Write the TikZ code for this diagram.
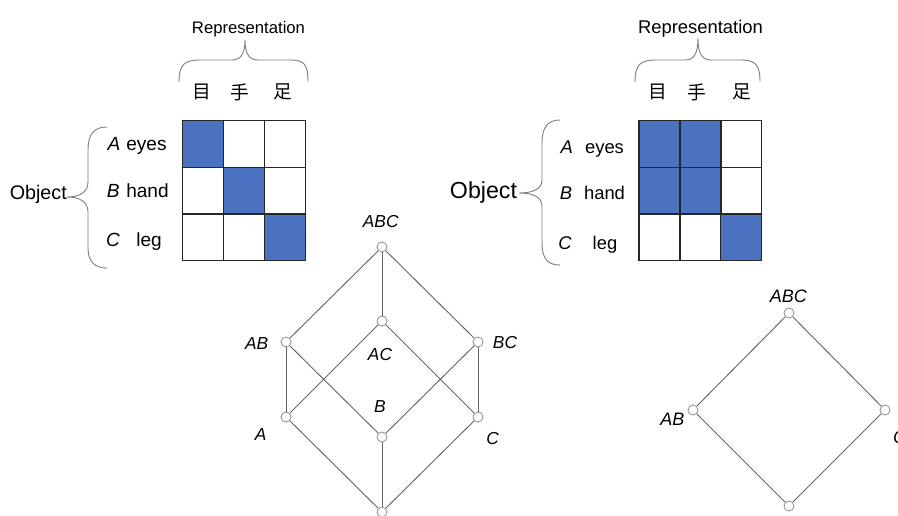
\documentclass[tikz,border=0pt]{standalone}
\usepackage{fontspec}
\setmainfont{Liberation Sans}
\newfontfamily\jpfont{Noto Sans CJK JP}
\definecolor{cellblue}{RGB}{74,114,193}
\begin{document}
\begin{tikzpicture}[x=0.75pt,y=-0.75pt,
  cell/.style={draw=black!85,line width=1.1pt,inner sep=0pt,outer sep=0pt,minimum width=30.75pt,minimum height=35pt},
  on/.style={cell,fill=cellblue},
  off/.style={cell,fill=white},
  vtx/.style={circle,draw=black!40,fill=white,line width=0.7pt,minimum size=7.5pt,inner sep=0pt},
  edge/.style={draw=black!60,line width=0.7pt},
  brace/.style={draw=black!50,line width=0.7pt},
  txt/.style={inner sep=0pt,anchor=base},
  lab/.style={inner sep=0pt,font=\fontsize{13}{15}\selectfont\itshape},
  kanji/.style={inner sep=0pt,font=\jpfont\fontsize{14}{16}\selectfont}]
\clip (0,0) rectangle (898,516);

% ---------- left matrix ----------
\foreach \r/\y in {1/144,2/190.7,3/237.3}{
  \foreach \c/\x in {1/203.2,2/244.2,3/285.2}{
    \ifnum\r=\c
      \node[on] (L\r\c) at (\x,\y) {};
    \else
      \node[off] (L\r\c) at (\x,\y) {};
    \fi
  }
}
\node[txt,font=\fontsize{12.5}{14}\selectfont] (repL) at (248.5,33.3) {Representation};
\draw[brace] (179,82) .. controls (179,64) and (185,60) .. (200,60) -- (232,60)
  .. controls (240,60) and (245,55) .. (245,40) .. controls (245,55) and (250,60) .. (258,60)
  -- (290,60) .. controls (304,60) and (308,64) .. (308,82);
\node[kanji] (kL1) at (202,92) {目};
\node[kanji] (kL2) at (240,92) {手};
\node[kanji] (kL3) at (283,92) {足};
\node[txt,font=\fontsize{14.8}{16}\selectfont] (objL) at (38.3,200) {Object};
\draw[brace] (107,127) .. controls (95,127) and (88,133) .. (88,150) -- (88,182)
  .. controls (88,192) and (80,197) .. (67,197) .. controls (80,197) and (88,202) .. (88,212)
  -- (88,248) .. controls (88,262) and (95,268) .. (107,268);
\begin{scope}[every node/.style={txt,font=\fontsize{14.3}{16}\selectfont}]
\node (LA) at (114,150.7) {\itshape A};
\node (Leyes) at (146.5,150.7) {eyes};
\node (LB) at (113.3,197.7) {\itshape B};
\node (Lhand) at (147.5,197.7) {hand};
\node (LC) at (113,246.7) {\itshape C};
\node (Lleg) at (149,246.7) {leg};
\end{scope}

% ---------- right matrix ----------
\foreach \r/\y in {1/144,2/190.7,3/237.3}{
  \foreach \c/\x in {1/659.5,2/700.3,3/741.2}{
    \node[off] (R\r\c) at (\x,\y) {};
  }
}
\node[on] at (R11) {};
\node[on] at (R12) {};
\node[on] at (R21) {};
\node[on] at (R22) {};
\node[on] at (R33) {};
\node[txt,font=\fontsize{13.8}{15}\selectfont] (repR) at (700.5,33.3) {Representation};
\draw[brace] (635,82) .. controls (635,64) and (641,60) .. (656,60) -- (685,60)
  .. controls (693,60) and (698,55) .. (698,38) .. controls (698,55) and (703,60) .. (711,60)
  -- (740,60) .. controls (755,60) and (760,64) .. (760,82);
\node[kanji] (kR1) at (658,92) {目};
\node[kanji] (kR2) at (697,92) {手};
\node[kanji] (kR3) at (742,92) {足};
\node[txt,font=\fontsize{17.4}{19}\selectfont] (objR) at (483.5,198.7) {Object};
\draw[brace] (560,120) .. controls (548,120) and (542,127) .. (542,143) -- (542,180)
  .. controls (542,189) and (533,193) .. (519,193) .. controls (533,193) and (542,197) .. (542,206)
  -- (542,243) .. controls (542,259) and (548,265) .. (560,265);
\begin{scope}[every node/.style={txt,font=\fontsize{13.8}{16}\selectfont}]
\node (RA) at (566.7,154) {\itshape A};
\node (Reyes) at (604.5,154) {eyes};
\node (RB) at (566,200) {\itshape B};
\node (Rhand) at (604.5,200) {hand};
\node (RC) at (565,250) {\itshape C};
\node (Rleg) at (605,250) {leg};
\end{scope}

% ---------- left lattice ----------
\node[vtx] (vABC) at (382,247) {};
\node[vtx] (vAC) at (382,321) {};
\node[vtx] (vAB) at (286,342) {};
\node[vtx] (vBC) at (478,342) {};
\node[vtx] (vA) at (286,417) {};
\node[vtx] (vB) at (382,437) {};
\node[vtx] (vC) at (478,417) {};
\node[vtx] (v0) at (382,512) {};
\draw[edge] (vABC) -- (vAB);
\draw[edge] (vABC) -- (vAC);
\draw[edge] (vABC) -- (vBC);
\draw[edge] (vAB) -- (vA);
\draw[edge] (vAB) -- (vB);
\draw[edge] (vAC) -- (vA);
\draw[edge] (vAC) -- (vC);
\draw[edge] (vBC) -- (vB);
\draw[edge] (vBC) -- (vC);
\draw[edge] (vA) -- (v0);
\draw[edge] (vB) -- (v0);
\draw[edge] (vC) -- (v0);
\node[lab] (tABC) at (380.7,221.7) {ABC};
\node[lab] (tAB) at (256.7,344) {AB};
\node[lab] (tBC) at (505,342.7) {BC};
\node[lab] (tAC) at (380,355) {AC};
\node[lab] (tB) at (380,406.7) {B};
\node[lab] (tA) at (260.7,435) {A};
\node[lab] (tC) at (492.7,438.3) {C};

% ---------- right lattice ----------
\node[vtx] (wABC) at (789,313) {};
\node[vtx] (wAB) at (693,410) {};
\node[vtx] (wR) at (885,410) {};
\node[vtx] (w0) at (789,506) {};
\draw[edge] (wABC) -- (wAB);
\draw[edge] (wABC) -- (wR);
\draw[edge] (wAB) -- (w0);
\draw[edge] (wR) -- (w0);
\node[lab,font=\fontsize{13.5}{15}\selectfont\itshape] (uABC) at (788.3,296) {ABC};
\node[lab,font=\fontsize{13.5}{15}\selectfont\itshape] (uAB) at (672.3,419.3) {AB};
\node[lab,font=\fontsize{13.5}{15}\selectfont\itshape] (uC) at (899.5,437) {C};
\end{tikzpicture}
\end{document}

####

### Exercise goal
Reproduce the full material exactly, excluding the pictures.

### Exercise response
Write the TikZ code for this diagram.
\documentclass[tikz,border=0pt]{standalone}
\usepackage{fontspec}
\setmainfont{Liberation Sans}
\newfontfamily\jpfont{Noto Sans CJK JP}
\definecolor{cellblue}{RGB}{74,114,193}
\begin{document}
\begin{tikzpicture}[x=0.75pt,y=-0.75pt,
  cell/.style={draw=black!85,line width=1.1pt,inner sep=0pt,outer sep=0pt,minimum width=30.75pt,minimum height=35pt},
  on/.style={cell,fill=cellblue},
  off/.style={cell,fill=white},
  vtx/.style={circle,draw=black!40,fill=white,line width=0.7pt,minimum size=7.5pt,inner sep=0pt},
  edge/.style={draw=black!60,line width=0.7pt},
  brace/.style={draw=black!50,line width=0.7pt},
  txt/.style={inner sep=0pt,anchor=base},
  lab/.style={inner sep=0pt,font=\fontsize{13}{15}\selectfont\itshape},
  kanji/.style={inner sep=0pt,font=\jpfont\fontsize{14}{16}\selectfont}]
\clip (0,0) rectangle (898,516);

% ---------- left matrix ----------
\foreach \r/\y in {1/144,2/190.7,3/237.3}{
  \foreach \c/\x in {1/203.2,2/244.2,3/285.2}{
    \ifnum\r=\c
      \node[on] (L\r\c) at (\x,\y) {};
    \else
      \node[off] (L\r\c) at (\x,\y) {};
    \fi
  }
}
\node[txt,font=\fontsize{12.5}{14}\selectfont] (repL) at (248.5,33.3) {Representation};
\draw[brace] (179,82) .. controls (179,64) and (185,60) .. (200,60) -- (232,60)
  .. controls (240,60) and (245,55) .. (245,40) .. controls (245,55) and (250,60) .. (258,60)
  -- (290,60) .. controls (304,60) and (308,64) .. (308,82);
\node[kanji] (kL1) at (202,92) {目};
\node[kanji] (kL2) at (240,92) {手};
\node[kanji] (kL3) at (283,92) {足};
\node[txt,font=\fontsize{14.8}{16}\selectfont] (objL) at (38.3,200) {Object};
\draw[brace] (107,127) .. controls (95,127) and (88,133) .. (88,150) -- (88,182)
  .. controls (88,192) and (80,197) .. (67,197) .. controls (80,197) and (88,202) .. (88,212)
  -- (88,248) .. controls (88,262) and (95,268) .. (107,268);
\begin{scope}[every node/.style={txt,font=\fontsize{14.3}{16}\selectfont}]
\node (LA) at (114,150.7) {\itshape A};
\node (Leyes) at (146.5,150.7) {eyes};
\node (LB) at (113.3,197.7) {\itshape B};
\node (Lhand) at (147.5,197.7) {hand};
\node (LC) at (113,246.7) {\itshape C};
\node (Lleg) at (149,246.7) {leg};
\end{scope}

% ---------- right matrix ----------
\foreach \r/\y in {1/144,2/190.7,3/237.3}{
  \foreach \c/\x in {1/659.5,2/700.3,3/741.2}{
    \node[off] (R\r\c) at (\x,\y) {};
  }
}
\node[on] at (R11) {};
\node[on] at (R12) {};
\node[on] at (R21) {};
\node[on] at (R22) {};
\node[on] at (R33) {};
\node[txt,font=\fontsize{13.8}{15}\selectfont] (repR) at (700.5,33.3) {Representation};
\draw[brace] (635,82) .. controls (635,64) and (641,60) .. (656,60) -- (685,60)
  .. controls (693,60) and (698,55) .. (698,38) .. controls (698,55) and (703,60) .. (711,60)
  -- (740,60) .. controls (755,60) and (760,64) .. (760,82);
\node[kanji] (kR1) at (658,92) {目};
\node[kanji] (kR2) at (697,92) {手};
\node[kanji] (kR3) at (742,92) {足};
\node[txt,font=\fontsize{17.4}{19}\selectfont] (objR) at (483.5,198.7) {Object};
\draw[brace] (560,120) .. controls (548,120) and (542,127) .. (542,143) -- (542,180)
  .. controls (542,189) and (533,193) .. (519,193) .. controls (533,193) and (542,197) .. (542,206)
  -- (542,243) .. controls (542,259) and (548,265) .. (560,265);
\begin{scope}[every node/.style={txt,font=\fontsize{13.8}{16}\selectfont}]
\node (RA) at (566.7,154) {\itshape A};
\node (Reyes) at (604.5,154) {eyes};
\node (RB) at (566,200) {\itshape B};
\node (Rhand) at (604.5,200) {hand};
\node (RC) at (565,250) {\itshape C};
\node (Rleg) at (605,250) {leg};
\end{scope}

% ---------- left lattice ----------
\node[vtx] (vABC) at (382,247) {};
\node[vtx] (vAC) at (382,321) {};
\node[vtx] (vAB) at (286,342) {};
\node[vtx] (vBC) at (478,342) {};
\node[vtx] (vA) at (286,417) {};
\node[vtx] (vB) at (382,437) {};
\node[vtx] (vC) at (478,417) {};
\node[vtx] (v0) at (382,512) {};
\draw[edge] (vABC) -- (vAB);
\draw[edge] (vABC) -- (vAC);
\draw[edge] (vABC) -- (vBC);
\draw[edge] (vAB) -- (vA);
\draw[edge] (vAB) -- (vB);
\draw[edge] (vAC) -- (vA);
\draw[edge] (vAC) -- (vC);
\draw[edge] (vBC) -- (vB);
\draw[edge] (vBC) -- (vC);
\draw[edge] (vA) -- (v0);
\draw[edge] (vB) -- (v0);
\draw[edge] (vC) -- (v0);
\node[lab] (tABC) at (380.7,221.7) {ABC};
\node[lab] (tAB) at (256.7,344) {AB};
\node[lab] (tBC) at (505,342.7) {BC};
\node[lab] (tAC) at (380,355) {AC};
\node[lab] (tB) at (380,406.7) {B};
\node[lab] (tA) at (260.7,435) {A};
\node[lab] (tC) at (492.7,438.3) {C};

% ---------- right lattice ----------
\node[vtx] (wABC) at (789,313) {};
\node[vtx] (wAB) at (693,410) {};
\node[vtx] (wR) at (885,410) {};
\node[vtx] (w0) at (789,506) {};
\draw[edge] (wABC) -- (wAB);
\draw[edge] (wABC) -- (wR);
\draw[edge] (wAB) -- (w0);
\draw[edge] (wR) -- (w0);
\node[lab,font=\fontsize{13.5}{15}\selectfont\itshape] (uABC) at (788.3,296) {ABC};
\node[lab,font=\fontsize{13.5}{15}\selectfont\itshape] (uAB) at (672.3,419.3) {AB};
\node[lab,font=\fontsize{13.5}{15}\selectfont\itshape] (uC) at (899.5,437) {C};
\end{tikzpicture}
\end{document}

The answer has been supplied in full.